Analytical Sciences


Abstract − Analytical Sciences, 24(5), 647 (2008).

Random Subspace Regression Ensemble for Near-Infrared Spectroscopic Calibration of Tobacco Samples
Chao TAN,*,** Menglong LI,* and Xin QIN**
*College of Chemistry, Sichuan University, Chengdu, Sichuan 610064, People's Republic of China
**Department of Chemistry and Chemical Engineering, Yibin University, Yibin, Sichuan 644007, People's Republic of China
An ensemble, a model-independent technique based on combining several models for classification/regression tasks, allows us to achieve a high accuracy that is often not achievable with single models. Such combinations have gained increasing attention in many fields.

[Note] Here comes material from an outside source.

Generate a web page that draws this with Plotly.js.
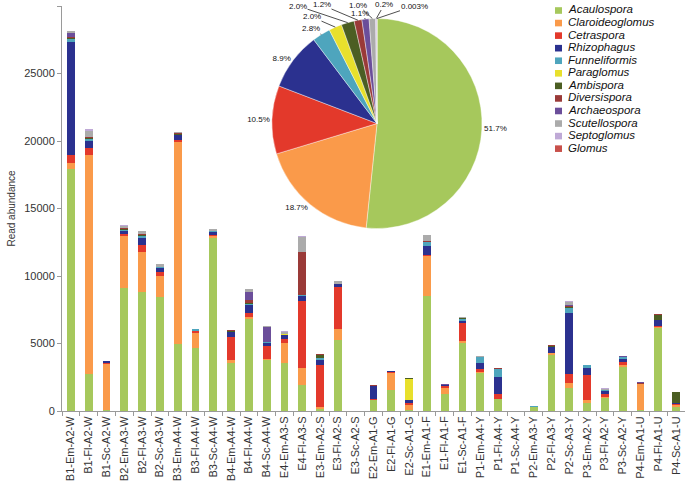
<!DOCTYPE html>
<html><head><meta charset="utf-8">
<script src="https://cdn.plot.ly/plotly-3.0.1.min.js"></script>
<style>html,body{margin:0;padding:0;background:#fff}</style>
</head><body>
<div id="chart" style="width:685px;height:487px"></div>
<script>
const samples = ["B1-Em-A2-W","B1-Fl-A2-W","B1-Sc-A2-W","B2-Em-A3-W","B2-Fl-A3-W","B2-Sc-A3-W",
  "B3-Em-A4-W","B3-Fl-A4-W","B3-Sc-A4-W","B4-Em-A4-W","B4-Fl-A4-W","B4-Sc-A4-W",
  "E4-Em-A3-S","E4-Fl-A3-S","E3-Em-A2-S","E3-Fl-A2-S","E3-Sc-A2-S","E2-Em-A1-G","E2-Fl-A1-G","E2-Sc-A1-G",
  "E1-Em-A1-F","E1-Fl-A1-F","E1-Sc-A1-F","P1-Em-A4-Y","P1-Fl-A4-Y","P1-Sc-A4-Y",
  "P2-Em-A3-Y","P2-Fl-A3-Y","P2-Sc-A3-Y","P3-Em-A2-Y","P3-Fl-A2-Y","P3-Sc-A2-Y",
  "P4-Em-A1-U","P4-Fl-A1-U","P4-Sc-A1-U"];

const genera = ["Acaulospora","Claroideoglomus","Cetraspora","Rhizophagus","Funneliformis","Paraglomus",
  "Ambispora","Diversispora","Archaeospora","Scutellospora","Septoglomus","Glomus"];
const colors = ["#a6c85c","#fa9a4a","#e3392b","#2b318f","#4ea5bd","#e8e02c",
  "#4b5e23","#9a3a38","#6b4e9a","#ababab","#bfa9d6","#c8504a"];

const acaulospora     = [17900,2750,100, 9100,8850,8450, 5000,4650,12850, 3580,6800,3780, 3550,1930, 170,5260,0, 815,1580,50, 8490,1280,5060, 2790,890,0, 290,4150,1730, 620,990,3280, 50,6120,320];
const claroideoglomus = [500,16250,3400, 3850,2950,1580, 14950,1150,150, 220,180,80, 1460,1280, 150,810,0, 0,1210,360, 2990,450,120, 100,0,0, 0,120,320, 190,50,100, 1970,120,120];
const cetraspora      = [600,500,30, 150,520,300, 150,100,30, 1650,250,980, 320,4940, 3060,3090,0, 100,100,180, 100,150,1360, 220,370,0, 0,0,670, 1860,200,250, 0,80,50];
const rhizophagus     = [8300,520,150, 270,510,250, 350,50,250, 390,650,200, 270,370, 370,270,0, 970,60,225, 640,80,100, 470,1280,0, 40,470,4570, 540,230,220, 0,390,80];
const funneliformis   = [250,100,30, 60,150,60, 30,100,40, 30,60,70, 0,100, 150,0,0, 0,0,0, 300,0,170, 440,570,0, 20,0,360, 170,80,150, 0,0,0];
const paraglomus      = [0,0,0, 0,0,0, 0,0,0, 0,0,0, 100,0, 0,0,0, 0,0,1535, 0,0,0, 0,0,0, 0,0,0, 0,0,0, 0,0,0];
const ambispora       = [100,100,0, 60,50,60, 60,0,30, 30,80,30, 0,0, 270,0,0, 0,0,100, 0,0,50, 0,0,0, 0,60,80, 0,0,0, 0,400,810];
const diversispora    = [80,50,0, 30,60,0, 30,0,0, 120,200,0, 0,3130, 30,0,0, 50,0,0, 60,0,50, 0,100,0, 0,60,60, 0,0,0, 50,50,60];
const archaeospora    = [300,0,0, 0,0,0, 0,0,0, 0,600,1100, 0,0, 0,0,0, 0,50,0, 50,30,0, 0,0,0, 0,0,60, 0,0,100, 80,0,0];
const scutellospora   = [100,500,30, 150,250,200, 100,0,150, 0,200,50, 150,1150, 0,220,0, 0,0,20, 400,30,80, 30,0,0, 0,0,250, 0,80,0, 0,30,0];
const septoglomus     = [50,150,0, 80,0,0, 30,0,0, 0,0,0, 50,50, 0,0,0, 0,0,0, 0,0,0, 0,0,0, 0,0,50, 0,50,0, 0,0,0];
const glomus          = [0,0,0, 0,0,0, 0,0,0, 0,0,0, 0,0, 0,0,0, 0,0,0, 0,0,0, 0,0,0, 0,0,0, 0,0,0, 0,0,0];

const seriesValues = [acaulospora,claroideoglomus,cetraspora,rhizophagus,funneliformis,paraglomus,
  ambispora,diversispora,archaeospora,scutellospora,septoglomus,glomus];

const piePercent = [51.7,18.7,10.5,8.9,2.8,2.0,2.0,1.2,1.1,1.0,0.2,0.003];
const pieLabels  = ["51.7%","18.7%","10.5%","8.9%","2.8%","2.0%","2.0%","1.2%","1.1%","1.0%","0.2%","0.003%"];
// small-slice labels are set out above the pie with leader lines (pixel positions of the label text)
const smallLabelPos = {4:[311,29], 5:[312,17], 6:[298,6], 7:[322,5], 8:[360,13], 9:[358,5], 10:[384,5], 11:[414,6]};

const FONT = "Liberation Sans, Arial, Helvetica, sans-serif";
const W = 685, H = 487, M = {l:62, r:0, t:6, b:76};
const pw = W - M.l - M.r, ph = H - M.t - M.b;
const px2x = p => (p - M.l) / pw;
const py2y = p => (H - M.b - p) / ph;

const traces = genera.map((g, i) => ({
  type: 'bar', name: g, x: samples, y: seriesValues[i],
  marker: {color: colors[i]}, showlegend: false, hoverinfo: 'x+y+name'
}));

const pieDom = {x: [px2x(272), px2x(482)], y: [py2y(229), py2y(18)]};
traces.push({
  type: 'pie', labels: genera, values: piePercent,
  text: pieLabels.map((t, i) => (i in smallLabelPos) ? '' : t),
  textinfo: 'text', textposition: 'outside', sort: false, direction: 'clockwise', rotation: 0,
  marker: {colors: colors, line: {color: '#ffffff', width: 0.4}},
  textfont: {size: 8, color: '#111', family: FONT},
  domain: pieDom, showlegend: false, automargin: false
});

const shapes = [], annotations = [];
genera.forEach((g, i) => {
  const cy = 10.5 + i * 12.56;
  shapes.push({type: 'rect', xref: 'paper', yref: 'paper',
    x0: px2x(555), x1: px2x(562), y0: py2y(cy + 3.3), y1: py2y(cy - 3.3),
    fillcolor: colors[i], line: {width: 0}});
  annotations.push({xref: 'paper', yref: 'paper', x: px2x(566), y: py2y(cy - 1),
    xanchor: 'left', yanchor: 'middle', showarrow: false,
    text: '<i>' + g + '</i>', font: {size: 11.5, color: '#111', family: FONT}});
});

// leader-line labels for the small pie slices, pointing at each slice's mid-angle on the rim
const pcx = M.l + pw * (pieDom.x[0] + pieDom.x[1]) / 2;
const pcy = H - M.b - ph * (pieDom.y[0] + pieDom.y[1]) / 2;
const pr = Math.min(pw * (pieDom.x[1] - pieDom.x[0]), ph * (pieDom.y[1] - pieDom.y[0])) / 2;
const pieTotal = piePercent.reduce((a, b) => a + b, 0);
let cum = 0;
piePercent.forEach((v, i) => {
  const mid = (cum + v / 2) / pieTotal * 2 * Math.PI;
  cum += v;
  if (!(i in smallLabelPos)) return;
  const hx = pcx + pr * Math.sin(mid), hy = pcy - pr * Math.cos(mid);
  const [lx, ly] = smallLabelPos[i];
  annotations.push({xref: 'paper', yref: 'paper', x: px2x(hx), y: py2y(hy),
    ax: lx - hx, ay: ly - hy, showarrow: true, arrowhead: 0, arrowwidth: 0.8, arrowcolor: '#222',
    text: pieLabels[i], font: {size: 8, color: '#111', family: FONT}, borderpad: 0});
});

const layout = {
  width: W, height: H, margin: M, barmode: 'stack', bargap: 0.56,
  paper_bgcolor: '#fff', plot_bgcolor: '#fff',
  font: {family: FONT, size: 11, color: '#333'},
  showlegend: false,
  xaxis: {type: 'category', tickangle: -90, ticks: 'outside', ticklen: 4, tickcolor: '#9a9a9a',
    tickson: 'boundaries', showline: true, linecolor: '#9a9a9a', linewidth: 1, showgrid: false,
    tickfont: {size: 11, color: '#333'}, range: [-0.5, samples.length - 0.5], fixedrange: true},
  yaxis: {range: [0, 30000], dtick: 5000, tickformat: 'd', ticks: 'outside', ticklen: 4, tickcolor: '#9a9a9a',
    showline: true, linecolor: '#9a9a9a', linewidth: 1, showgrid: false, zeroline: false,
    tickfont: {size: 11, color: '#333'},
    title: {text: 'Read abundance', font: {size: 10, color: '#333'}, standoff: 6}},
  shapes: shapes, annotations: annotations
};

Plotly.newPlot('chart', traces, layout, {displayModeBar: false, staticPlot: true});
</script>
</body></html>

This paper proposes the use of random subspace (RS)-based regression ensemble as an alternative method for near-infrared (NIR) spectroscopic calibration of tobacco samples. Because of the considerable reduction of variables in a random subspace, multiple linear regression (MLR) is used as the base algorithm and the method is therefore also referred to as RS-MLR. The overall performance of the proposed RS-MLR method is compared to those of partial least square regression (PLSR), kernel principal component regression (KPCR) and kernel partial least square regression (KPLSR). The results reveal that the RS-MLR method not only has a simple concept but also can produce a more parsimonious and more accurate calibration model than PLSR, KPCR and KPLSR, at a lower computational cost. Besides, we also found that the RS-MLR method is very appropriate for the so-called small sample problems and that the calibration models built by RS-MLR are less sensitive to overfitting.